The Court's decision in UBS is consistent with previous Canadian decisions, including the Ontario Court of Appeal's decision in Repap,11 which also involved executive compensation. Decisions by directors will continue to be protected to the extent that their actions actually evidence the exercise of business judgment. In Repap, an extremely lucrative employment agreement was awarded to the Chairman after a seven minute meeting of the compensation committee, which although having received an outside consultant's opinion, had provided the consultant with only cursory information and had not questioned the consultant's opinion or the basis of its recommendation. The Committee and the consultant had also not been advised by the Chairman that other directors had resigned rather than approve the employment agreement. The Court of Appeal upheld the lower court's decision to set aside the employment agreement, having concluded that the Chairman had breached his fiduciary duty to the corporation and that the other directors had violated their duty of care by not making a decision on an informed and reasoned basis. The directors had not informed themselves sufficiently or given proper oversight to their outside advisor, and therefore could not be said to have exercised their business judgment.

What does this mean for directors? Avoid conflicts of interest and the appearance of conflicts of interest. Obtain independent advice from experts, but do not rely on their advice unquestioningly. Any decision process must be characterized by the elements of independence, investigation, due deliberation and the exercise of business judgment.

It is also important to note that while unnecessary to its decision, the Court in UBS foreshadowed its willingness to consider the use of the oppression remedy in cases such as this by noting that the oppression remedy may have provided a remedy in the circumstances and that it may be used by a court to "rectify corporate malfeasance".12


1 RSO 1990, c. B16 [OBCA].

Unique Broadband Systems, Inc. (Re), 2014 ONCA 538 [UBS].

OBCA, supra note 1, s 134(1). See also Canada Business Corporations Act, RSC 1985, c C-44, s 122 [CBCA].

UBS, supra note 2 at para 46.

OBCA, supra note 1, s 134(1).

Peoples Department Stores Inc. (Trustee of) v Wise, 2004 SCC 68 at para 67.

UBS, supra note 2 at para 72.

Ibid at para 72.

OBCA, supra note 1. See also CBCA, supra note 3, s 122(3).

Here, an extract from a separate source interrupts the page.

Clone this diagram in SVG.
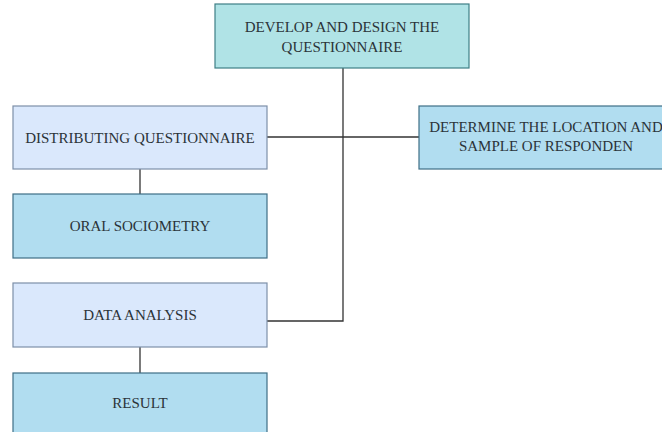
<svg xmlns="http://www.w3.org/2000/svg" width="662" height="432" viewBox="0 0 662 432">
<style>
  .teal { fill: #b0e3e6; stroke: #3f7f86; stroke-width: 1.2; }
  .light { fill: #dae8fc; stroke: #7d8fa8; stroke-width: 1.2; }
  .blue { fill: #b1ddf0; stroke: #3e6f86; stroke-width: 1.2; }
  text { font-family: "Liberation Serif", "Times New Roman", serif; font-size: 15px; fill: #2b3338; text-anchor: middle; }
  .conn { fill: none; stroke: #333333; stroke-width: 1.3; }
</style>
<rect width="662" height="432" fill="#ffffff"/>
<g id="connectors">
  <path class="conn" d="M343 68 V321 H267"/>
  <path class="conn" d="M267 137 H419"/>
  <path class="conn" d="M140 169 V194"/>
  <path class="conn" d="M140 347 V373"/>
</g>
<g id="develop">
  <rect class="teal" x="215" y="4" width="254" height="64"/>
  <text x="342" y="32">DEVELOP AND DESIGN THE</text>
  <text x="342" y="52">QUESTIONNAIRE</text>
</g>
<g id="distributing">
  <rect class="light" x="13" y="106" width="254" height="63"/>
  <text x="140" y="143">DISTRIBUTING QUESTIONNAIRE</text>
</g>
<g id="determine">
  <rect class="blue" x="419" y="106" width="254" height="63"/>
  <text x="546" y="132">DETERMINE THE LOCATION AND</text>
  <text x="546" y="151">SAMPLE OF RESPONDEN</text>
</g>
<g id="oral">
  <rect class="blue" x="13" y="194" width="254" height="64"/>
  <text x="140" y="231">ORAL SOCIOMETRY</text>
</g>
<g id="data">
  <rect class="light" x="13" y="283" width="254" height="64"/>
  <text x="140" y="320">DATA ANALYSIS</text>
</g>
<g id="result">
  <rect class="blue" x="13" y="373" width="254" height="64"/>
  <text x="140" y="408">RESULT</text>
</g>
</svg>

10  UBS, supra note 2 at para 97.

11  UPM-Kymmene Corp. v UPM-Kymmene Miramichi Inc., 2002 CanLII 49507 (ON SC), (2002), 214 DLR (4th) 496 (Ont SC), aff'd 2004 CanLII 9479 (ON CA), (2004), 183 OAC 310 (CA).

12  UBS, supra note 2 at para 107.

The foregoing provides only an overview and does not constitute legal advice. Readers are cautioned against making any decisions based on this material alone. Rather, specific legal advice should be obtained.